***** Supplied data
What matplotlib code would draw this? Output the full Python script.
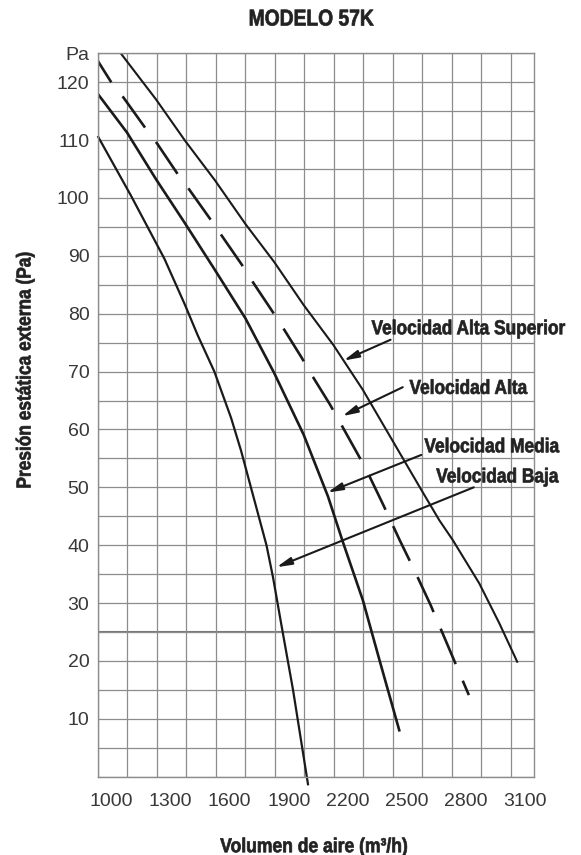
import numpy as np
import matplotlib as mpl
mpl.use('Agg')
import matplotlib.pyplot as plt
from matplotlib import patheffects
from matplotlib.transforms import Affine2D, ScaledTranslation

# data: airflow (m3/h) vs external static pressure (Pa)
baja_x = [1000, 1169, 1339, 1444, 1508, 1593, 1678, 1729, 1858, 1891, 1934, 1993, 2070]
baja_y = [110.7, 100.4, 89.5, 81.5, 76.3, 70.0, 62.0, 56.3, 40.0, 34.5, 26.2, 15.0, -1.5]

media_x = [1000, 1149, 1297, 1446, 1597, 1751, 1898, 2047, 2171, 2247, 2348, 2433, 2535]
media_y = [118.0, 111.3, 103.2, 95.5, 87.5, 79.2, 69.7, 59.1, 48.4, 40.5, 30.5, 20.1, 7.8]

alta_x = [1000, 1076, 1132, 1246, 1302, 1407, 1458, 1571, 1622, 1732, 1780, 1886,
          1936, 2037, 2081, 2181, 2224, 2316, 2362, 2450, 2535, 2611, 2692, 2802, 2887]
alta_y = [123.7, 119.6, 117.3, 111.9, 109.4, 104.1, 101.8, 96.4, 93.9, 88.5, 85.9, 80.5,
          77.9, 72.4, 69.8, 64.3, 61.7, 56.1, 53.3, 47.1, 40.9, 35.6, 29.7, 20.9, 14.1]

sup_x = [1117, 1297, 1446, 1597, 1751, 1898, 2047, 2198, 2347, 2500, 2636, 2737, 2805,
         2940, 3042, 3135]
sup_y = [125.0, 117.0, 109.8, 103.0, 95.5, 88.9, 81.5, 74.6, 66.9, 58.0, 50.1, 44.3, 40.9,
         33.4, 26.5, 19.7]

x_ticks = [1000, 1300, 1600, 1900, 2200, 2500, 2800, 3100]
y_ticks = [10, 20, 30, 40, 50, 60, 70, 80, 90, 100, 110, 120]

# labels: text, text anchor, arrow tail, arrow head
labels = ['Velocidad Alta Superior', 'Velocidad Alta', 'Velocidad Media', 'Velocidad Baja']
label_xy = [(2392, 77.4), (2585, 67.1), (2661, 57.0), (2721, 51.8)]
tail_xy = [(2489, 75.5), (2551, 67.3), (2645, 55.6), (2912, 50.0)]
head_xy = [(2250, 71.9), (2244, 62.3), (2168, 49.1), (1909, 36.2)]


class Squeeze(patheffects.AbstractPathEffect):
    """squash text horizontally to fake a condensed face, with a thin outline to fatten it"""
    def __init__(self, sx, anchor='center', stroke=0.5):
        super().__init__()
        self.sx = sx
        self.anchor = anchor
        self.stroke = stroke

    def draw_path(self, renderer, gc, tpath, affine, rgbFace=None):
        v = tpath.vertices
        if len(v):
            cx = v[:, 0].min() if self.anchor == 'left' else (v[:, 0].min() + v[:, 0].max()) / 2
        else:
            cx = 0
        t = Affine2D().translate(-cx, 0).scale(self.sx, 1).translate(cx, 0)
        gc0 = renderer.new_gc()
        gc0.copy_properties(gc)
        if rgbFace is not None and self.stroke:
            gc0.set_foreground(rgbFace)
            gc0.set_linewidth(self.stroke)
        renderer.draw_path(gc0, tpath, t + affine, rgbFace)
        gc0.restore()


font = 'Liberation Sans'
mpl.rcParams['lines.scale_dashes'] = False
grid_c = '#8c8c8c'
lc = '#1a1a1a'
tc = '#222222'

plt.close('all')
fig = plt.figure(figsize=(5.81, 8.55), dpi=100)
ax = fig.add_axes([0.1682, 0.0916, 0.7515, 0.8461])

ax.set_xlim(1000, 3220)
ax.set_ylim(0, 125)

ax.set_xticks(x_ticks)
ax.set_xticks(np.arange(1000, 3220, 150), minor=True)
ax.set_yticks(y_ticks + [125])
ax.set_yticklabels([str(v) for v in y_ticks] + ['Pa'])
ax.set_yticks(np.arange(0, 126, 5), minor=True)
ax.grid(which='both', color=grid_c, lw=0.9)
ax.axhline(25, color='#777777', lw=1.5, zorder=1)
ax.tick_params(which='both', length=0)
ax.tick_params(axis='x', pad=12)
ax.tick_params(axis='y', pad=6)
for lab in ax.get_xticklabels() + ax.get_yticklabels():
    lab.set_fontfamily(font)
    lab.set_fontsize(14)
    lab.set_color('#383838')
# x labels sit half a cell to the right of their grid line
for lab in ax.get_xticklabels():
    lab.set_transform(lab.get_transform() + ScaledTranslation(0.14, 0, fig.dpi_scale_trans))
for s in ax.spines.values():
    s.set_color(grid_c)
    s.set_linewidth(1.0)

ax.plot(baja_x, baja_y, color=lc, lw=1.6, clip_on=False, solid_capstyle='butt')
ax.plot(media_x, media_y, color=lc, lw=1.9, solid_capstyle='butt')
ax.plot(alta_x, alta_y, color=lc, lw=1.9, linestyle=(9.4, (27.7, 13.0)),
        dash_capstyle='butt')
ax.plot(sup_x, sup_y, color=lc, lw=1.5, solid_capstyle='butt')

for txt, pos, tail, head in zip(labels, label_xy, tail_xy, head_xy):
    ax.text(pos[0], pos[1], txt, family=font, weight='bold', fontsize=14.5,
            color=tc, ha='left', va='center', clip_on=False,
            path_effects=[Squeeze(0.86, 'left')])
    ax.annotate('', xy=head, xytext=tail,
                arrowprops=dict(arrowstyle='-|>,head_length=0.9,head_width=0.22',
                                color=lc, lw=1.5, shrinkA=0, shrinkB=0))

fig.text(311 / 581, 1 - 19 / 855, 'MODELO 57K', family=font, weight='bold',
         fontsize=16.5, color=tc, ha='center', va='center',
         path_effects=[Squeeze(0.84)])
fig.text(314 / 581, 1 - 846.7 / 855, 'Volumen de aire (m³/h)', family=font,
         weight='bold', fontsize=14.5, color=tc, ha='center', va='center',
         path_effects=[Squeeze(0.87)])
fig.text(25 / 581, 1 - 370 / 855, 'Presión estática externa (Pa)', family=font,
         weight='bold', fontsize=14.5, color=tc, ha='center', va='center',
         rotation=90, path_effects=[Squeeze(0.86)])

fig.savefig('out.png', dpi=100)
**********
=== What needs to be done ===
From the listing, extract all text exactly as given and drop any picture.

=== Exercise output ===
What matplotlib code would draw this? Output the full Python script.
import numpy as np
import matplotlib as mpl
mpl.use('Agg')
import matplotlib.pyplot as plt
from matplotlib import patheffects
from matplotlib.transforms import Affine2D, ScaledTranslation

# data: airflow (m3/h) vs external static pressure (Pa)
baja_x = [1000, 1169, 1339, 1444, 1508, 1593, 1678, 1729, 1858, 1891, 1934, 1993, 2070]
baja_y = [110.7, 100.4, 89.5, 81.5, 76.3, 70.0, 62.0, 56.3, 40.0, 34.5, 26.2, 15.0, -1.5]

media_x = [1000, 1149, 1297, 1446, 1597, 1751, 1898, 2047, 2171, 2247, 2348, 2433, 2535]
media_y = [118.0, 111.3, 103.2, 95.5, 87.5, 79.2, 69.7, 59.1, 48.4, 40.5, 30.5, 20.1, 7.8]

alta_x = [1000, 1076, 1132, 1246, 1302, 1407, 1458, 1571, 1622, 1732, 1780, 1886,
          1936, 2037, 2081, 2181, 2224, 2316, 2362, 2450, 2535, 2611, 2692, 2802, 2887]
alta_y = [123.7, 119.6, 117.3, 111.9, 109.4, 104.1, 101.8, 96.4, 93.9, 88.5, 85.9, 80.5,
          77.9, 72.4, 69.8, 64.3, 61.7, 56.1, 53.3, 47.1, 40.9, 35.6, 29.7, 20.9, 14.1]

sup_x = [1117, 1297, 1446, 1597, 1751, 1898, 2047, 2198, 2347, 2500, 2636, 2737, 2805,
         2940, 3042, 3135]
sup_y = [125.0, 117.0, 109.8, 103.0, 95.5, 88.9, 81.5, 74.6, 66.9, 58.0, 50.1, 44.3, 40.9,
         33.4, 26.5, 19.7]

x_ticks = [1000, 1300, 1600, 1900, 2200, 2500, 2800, 3100]
y_ticks = [10, 20, 30, 40, 50, 60, 70, 80, 90, 100, 110, 120]

# labels: text, text anchor, arrow tail, arrow head
labels = ['Velocidad Alta Superior', 'Velocidad Alta', 'Velocidad Media', 'Velocidad Baja']
label_xy = [(2392, 77.4), (2585, 67.1), (2661, 57.0), (2721, 51.8)]
tail_xy = [(2489, 75.5), (2551, 67.3), (2645, 55.6), (2912, 50.0)]
head_xy = [(2250, 71.9), (2244, 62.3), (2168, 49.1), (1909, 36.2)]


class Squeeze(patheffects.AbstractPathEffect):
    """squash text horizontally to fake a condensed face, with a thin outline to fatten it"""
    def __init__(self, sx, anchor='center', stroke=0.5):
        super().__init__()
        self.sx = sx
        self.anchor = anchor
        self.stroke = stroke

    def draw_path(self, renderer, gc, tpath, affine, rgbFace=None):
        v = tpath.vertices
        if len(v):
            cx = v[:, 0].min() if self.anchor == 'left' else (v[:, 0].min() + v[:, 0].max()) / 2
        else:
            cx = 0
        t = Affine2D().translate(-cx, 0).scale(self.sx, 1).translate(cx, 0)
        gc0 = renderer.new_gc()
        gc0.copy_properties(gc)
        if rgbFace is not None and self.stroke:
            gc0.set_foreground(rgbFace)
            gc0.set_linewidth(self.stroke)
        renderer.draw_path(gc0, tpath, t + affine, rgbFace)
        gc0.restore()


font = 'Liberation Sans'
mpl.rcParams['lines.scale_dashes'] = False
grid_c = '#8c8c8c'
lc = '#1a1a1a'
tc = '#222222'

plt.close('all')
fig = plt.figure(figsize=(5.81, 8.55), dpi=100)
ax = fig.add_axes([0.1682, 0.0916, 0.7515, 0.8461])

ax.set_xlim(1000, 3220)
ax.set_ylim(0, 125)

ax.set_xticks(x_ticks)
ax.set_xticks(np.arange(1000, 3220, 150), minor=True)
ax.set_yticks(y_ticks + [125])
ax.set_yticklabels([str(v) for v in y_ticks] + ['Pa'])
ax.set_yticks(np.arange(0, 126, 5), minor=True)
ax.grid(which='both', color=grid_c, lw=0.9)
ax.axhline(25, color='#777777', lw=1.5, zorder=1)
ax.tick_params(which='both', length=0)
ax.tick_params(axis='x', pad=12)
ax.tick_params(axis='y', pad=6)
for lab in ax.get_xticklabels() + ax.get_yticklabels():
    lab.set_fontfamily(font)
    lab.set_fontsize(14)
    lab.set_color('#383838')
# x labels sit half a cell to the right of their grid line
for lab in ax.get_xticklabels():
    lab.set_transform(lab.get_transform() + ScaledTranslation(0.14, 0, fig.dpi_scale_trans))
for s in ax.spines.values():
    s.set_color(grid_c)
    s.set_linewidth(1.0)

ax.plot(baja_x, baja_y, color=lc, lw=1.6, clip_on=False, solid_capstyle='butt')
ax.plot(media_x, media_y, color=lc, lw=1.9, solid_capstyle='butt')
ax.plot(alta_x, alta_y, color=lc, lw=1.9, linestyle=(9.4, (27.7, 13.0)),
        dash_capstyle='butt')
ax.plot(sup_x, sup_y, color=lc, lw=1.5, solid_capstyle='butt')

for txt, pos, tail, head in zip(labels, label_xy, tail_xy, head_xy):
    ax.text(pos[0], pos[1], txt, family=font, weight='bold', fontsize=14.5,
            color=tc, ha='left', va='center', clip_on=False,
            path_effects=[Squeeze(0.86, 'left')])
    ax.annotate('', xy=head, xytext=tail,
                arrowprops=dict(arrowstyle='-|>,head_length=0.9,head_width=0.22',
                                color=lc, lw=1.5, shrinkA=0, shrinkB=0))

fig.text(311 / 581, 1 - 19 / 855, 'MODELO 57K', family=font, weight='bold',
         fontsize=16.5, color=tc, ha='center', va='center',
         path_effects=[Squeeze(0.84)])
fig.text(314 / 581, 1 - 846.7 / 855, 'Volumen de aire (m³/h)', family=font,
         weight='bold', fontsize=14.5, color=tc, ha='center', va='center',
         path_effects=[Squeeze(0.87)])
fig.text(25 / 581, 1 - 370 / 855, 'Presión estática externa (Pa)', family=font,
         weight='bold', fontsize=14.5, color=tc, ha='center', va='center',
         rotation=90, path_effects=[Squeeze(0.86)])

fig.savefig('out.png', dpi=100)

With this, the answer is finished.